Jimbino, thanks for your comment. I will pass over your revelation of antipathy to the left. I am interested in your claim that the left is becoming less religious. There is a small, but noticeable increase in atheism in the country and that may well come from the left. There is also a decline in church attendance. But I think it would be hard to show that was because of a lack of belief. Sex scandals combined with rigid doctrines regarding women and sex have caused many to leave religious institutions with their religious views intact. I would be interested in the data that supports your views. If it exists, how do you account for the fact that the religious left is almost the same size as the religious right?

Steve Shiffrin

Thanks for the comment. Here I think it is important to distinguish between public and private contexts. In private contexts there are many on the right who do not respect autonomy and they have become the stereotype. Most evangelicals, however, are trained to respect the autonomy of those they are trying to persuade. Persuasion works better when you do and they know that. In the public context referring to religion does not intrude on autonomy, and in recent years politicians have been afflicted with public reason disease. I do not know whether to blame John Rawls or to believe that such people have an insufficiently nuanced conception of the relationship between church and state. In the case of John Kerry, I think Bob Shrum in his book No Excuses referred to his failure to discuss his religion as New England reticence (though I may be confusing that with what Ted Kennedy says about himself in True Compass).


And the word "progressive" describing religious-left Latinos and African Americans should read "liberal" since there is nothing progressive about leftists.

Folks of the religious left are clearly on their way to becoming irreligious and atheistic leftists and libertarians.

For a while they have tried to maintain religious sentiment in their lives, but ended up by singing "green" and "all men are brothers" vapid lyrics set to the same old familiar god-awful religious tunes.

That could only last a short time, and now we hope to see the religious left come home to the cathedral-as-museum religion of their smarter European counterparts.

Robert Hockett

Sorry -- the word 'left' in the sixth line up from the bottom should have been 'right.'

Robert Hockett

Thanks much for this, Steve. Here's a shot at what might be another part -- albeit only part -- of the explanation: People on the left, it seems to me, have traditionally been more respectful of the autonomy of others than have people on the right. One result is that the religious left is more chary about religious flag-waving than is the religious right. A result of that is that the religious right is more visible as a class than is the religious left, and is accordingly thought to wield more public influence than does the religious left.

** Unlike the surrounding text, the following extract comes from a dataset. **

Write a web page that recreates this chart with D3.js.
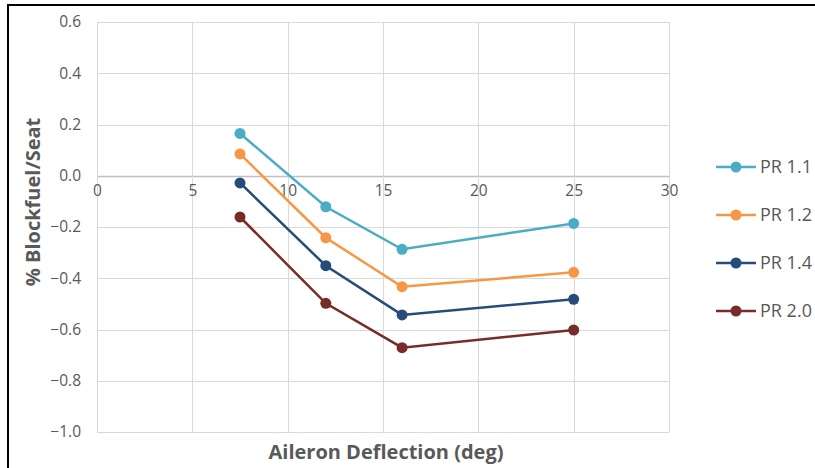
<!DOCTYPE html>
<html>
<head>
<meta charset="utf-8">
<script src="https://cdn.jsdelivr.net/npm/d3@7"></script>
<style>
	body { margin: 0; background: #fff; }
	text { font-family: "Open Sans", "Liberation Sans", sans-serif; fill: #595959; }
</style>
</head>
<body>
<div class="graph"></div>
<script>
// aileron deflection (deg)
var deflection = [7.5, 12, 16, 25];

var pr11 = [0.165, -0.121, -0.287, -0.186];
var pr12 = [0.085, -0.242, -0.433, -0.377];
var pr14 = [-0.028, -0.351, -0.543, -0.482];
var pr20 = [-0.161, -0.498, -0.671, -0.602];

var seriesNames = ["PR 1.1", "PR 1.2", "PR 1.4", "PR 2.0"];
var seriesColors = ["#4bacc6", "#f79646", "#264d7a", "#772c2a"];

var xTicks = [0, 5, 10, 15, 20, 25, 30];
var yTicks = [0.6, 0.4, 0.2, 0.0, -0.2, -0.4, -0.6, -0.8, -1.0];

window.onload = function(){
	const WIDTH = 815;
	const HEIGHT = 468;

	var allSeries = [pr11, pr12, pr14, pr20];

	var xScale = d3.scaleLinear().domain([0, 30]).range([97, 669]);
	var yScale = d3.scaleLinear().domain([-1.0, 0.6]).range([432, 22]);

	var svg = d3.select(".graph").append("svg")
		.attr("width", WIDTH)
		.attr("height", HEIGHT);

	// frame lines (top and left only)
	svg.append("line").attr("x1", 7).attr("x2", WIDTH).attr("y1", 5).attr("y2", 5)
		.attr("stroke", "#000").attr("stroke-width", 2);
	svg.append("line").attr("x1", 8).attr("x2", 8).attr("y1", 4).attr("y2", HEIGHT)
		.attr("stroke", "#000").attr("stroke-width", 2);

	// gridlines
	svg.append("g").selectAll("line").data(yTicks).enter().append("line")
		.attr("x1", xScale(0)).attr("x2", xScale(30))
		.attr("y1", function(d){ return Math.round(yScale(d)) + 0.5; })
		.attr("y2", function(d){ return Math.round(yScale(d)) + 0.5; })
		.attr("stroke", function(d){ return d === 0 ? "#bfbfbf" : "#d9d9d9"; })
		.attr("stroke-width", function(d){ return d === 0 ? 1.5 : 1; });

	svg.append("g").selectAll("line").data(xTicks).enter().append("line")
		.attr("x1", function(d){ return Math.round(xScale(d)) + 0.5; })
		.attr("x2", function(d){ return Math.round(xScale(d)) + 0.5; })
		.attr("y1", yScale(0.6)).attr("y2", yScale(-1.0))
		.attr("stroke", "#d9d9d9");

	// y tick labels
	var yAxis = d3.axisLeft(yScale).tickValues(yTicks).tickFormat(d3.format(".1f")).tickSize(0).tickPadding(16);
	var yg = svg.append("g")
		.attr("class", "y axis")
		.attr("transform", "translate(" + xScale(0) + ",0)")
		.call(yAxis);
	yg.select(".domain").remove();
	yg.selectAll("text").style("font-size", "15.5px").attr("fill", "#595959");

	// x tick labels sit just under the zero line
	var xAxis = d3.axisBottom(xScale).tickValues(xTicks).tickSize(0).tickPadding(9);
	var xg = svg.append("g")
		.attr("class", "x axis")
		.attr("transform", "translate(0," + yScale(0) + ")")
		.call(xAxis);
	xg.select(".domain").remove();
	xg.selectAll("text").style("font-size", "15.5px").attr("fill", "#595959");

	var line = d3.line()
		.x(function(d,i){ return xScale(deflection[i]); })
		.y(function(d){ return yScale(d); });

	allSeries.forEach(function(s, k){
		svg.append("path")
			.attr("d", line(s))
			.attr("fill", "none")
			.attr("stroke", seriesColors[k])
			.attr("stroke-width", 2.5);
		svg.append("g").selectAll("circle").data(s).enter().append("circle")
			.attr("cx", function(d,i){ return xScale(deflection[i]); })
			.attr("cy", function(d){ return yScale(d); })
			.attr("r", 5.5)
			.attr("fill", seriesColors[k]);
	});

	// legend
	var legend = svg.append("g").selectAll("g").data(seriesNames).enter().append("g")
		.attr("transform", function(d,i){ return "translate(716," + (167 + i * 48) + ")"; });
	legend.append("line").attr("x1", 0).attr("x2", 40).attr("y1", 0).attr("y2", 0)
		.attr("stroke", function(d,i){ return seriesColors[i]; }).attr("stroke-width", 2.5);
	legend.append("circle").attr("cx", 20).attr("cy", 0).attr("r", 5.5)
		.attr("fill", function(d,i){ return seriesColors[i]; });
	legend.append("text").attr("x", 44).attr("y", 0).attr("dy", "0.35em")
		.style("font-size", "18px").text(function(d){ return d; });

	// axis titles
	svg.append("text")
		.attr("x", 386).attr("y", 452).attr("dy", "0.35em")
		.attr("text-anchor", "middle")
		.style("font-size", "20px").style("font-weight", "bold")
		.text("Aileron Deflection (deg)");

	svg.append("text")
		.attr("transform", "translate(33,202) rotate(-90)")
		.attr("dy", "0.35em")
		.attr("text-anchor", "middle")
		.style("font-size", "20px").style("font-weight", "bold")
		.text("% Blockfuel/Seat");
};
</script>
</body>
</html>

I suspect that the truth, however, is that folk on the religious left are much more influential, 'under the radar,' than are those on the religious left. And this is all the more impressive not only for the 'handicap' that is the religious left's greater degree of quiet, but also for the handicap that is the religious right's tendency to discredit religion and religious politics in the eyes of fence-sitters and neutrals.

Steve Shiffrin

Justin, thanks for the comment. I agree that the increased secularization of the left contributed to this phenomenon. I think the rise of science played a role. I also agree that many thought they had to choose between religion and science though I think believing that would have to proceed from an impoverished theology, impoverished but held by a not insignificant percentage of those on the religious right.

Justin Nichols

I think part of the waning power of the Religious Left comes from the divorce of science from religion. As the two began to be seen as separate and mutually exclusive spheres of inquiry, those on the Left (often more amenable to science generally) were essentially forced to choose allegiances. The Right was largely insulated from this ideological schizophrenia and was therefore able maintain a roughly unified power base.

I see this trend shrinking as my own generation comes of age, with more people in their late 20's identifying themselves as both more religious than their parents and also more socially progressive.